Do we speak to others about Christ? Or are we afraid to? Or do we think that this is “not our role”? These are the questions we must ask ourselves. These are the questions I often ask myself. If speaking to others is NOT our calling, what is? How do we show the world that we are Christians? How do we show the love of God in what we do AND also in what we say? These are not easy questions, but they are critical.

We have something precious and beautiful to share. Is it really good to hide it away? We need to let the world know what we know. We are to be messengers. This may mean “crying in the wilderness,” and it may mean being fools for Christ. But, we are to do this anyway, not because it is we who saves, but because God is telling us that He wants us to proclaim the Truth. We need to let others know, and then let the grace of God work on them.

Time is short. We need to act. We need to proclaim. And we need to do it in all humility and love, and not as if we are all puffed up and self-important. And the best way to do this is through – listening.
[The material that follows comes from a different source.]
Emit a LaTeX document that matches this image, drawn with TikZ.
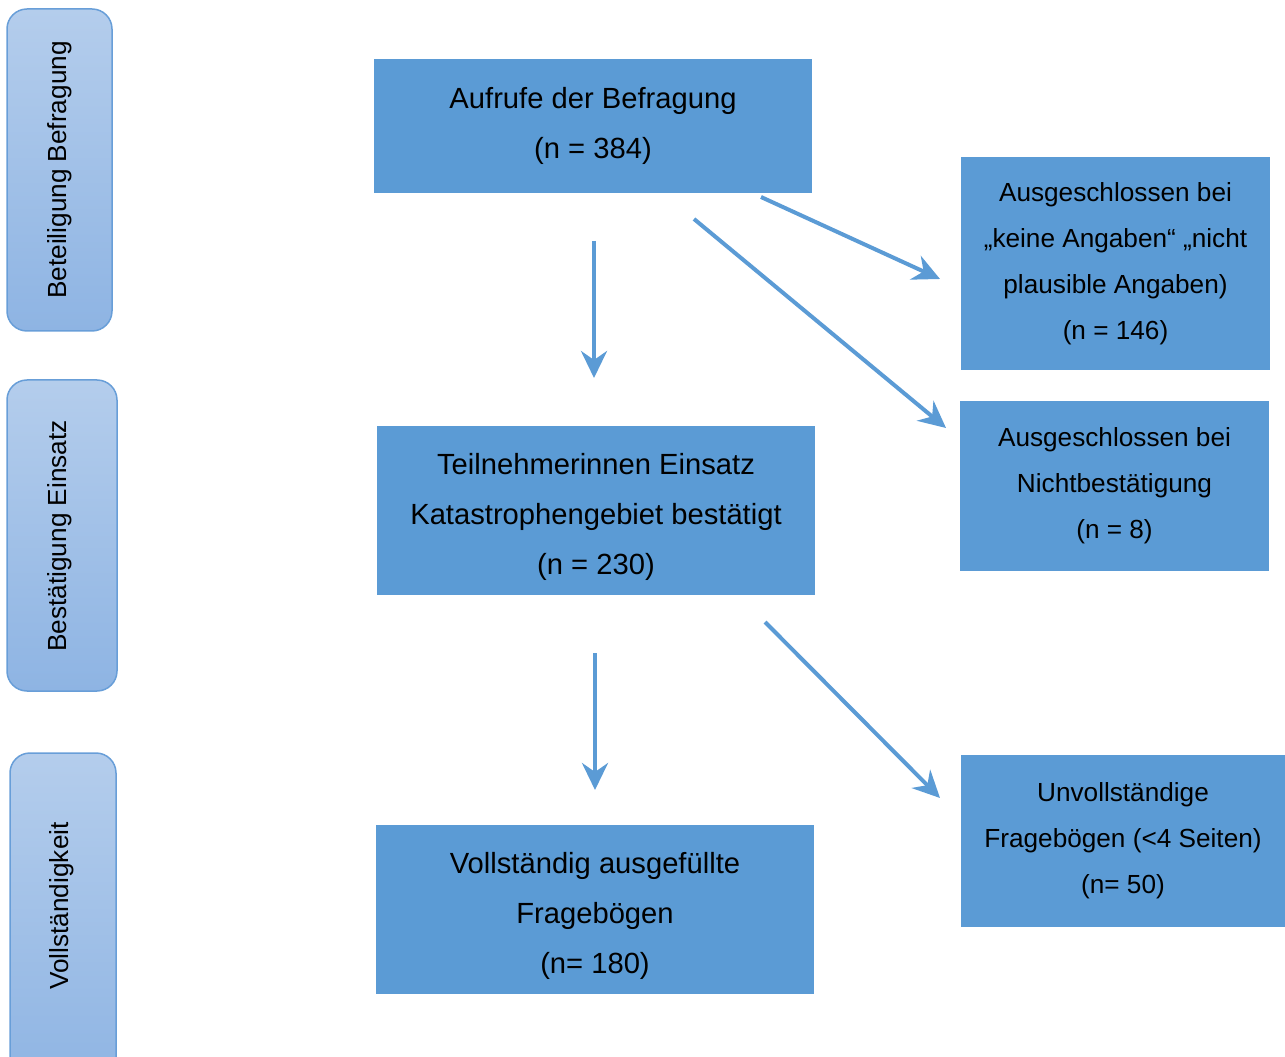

We must listen to others, and we must listen to God. If we do this, then maybe our parishes will grow. Maybe others will come to Christ. But most importantly, we will be fulfilling God’s great commission to all of us. We will become messengers for Christ. We will be ones crying in the wilderness of this world. But maybe, just maybe, by God’s good grace, someone may hear. Someone may listen. Someone may come to believe and may be with us when Christ comes to judge the world. And then we will have them with us in that blessed land when we are resurrected and the world is remade.

Amen. 

And now unto God the Father, God the Son, and God the Holy Ghost, be ascribed as is most justly due; all might, power, majesty, dominion, and glory; world without end.  Amen.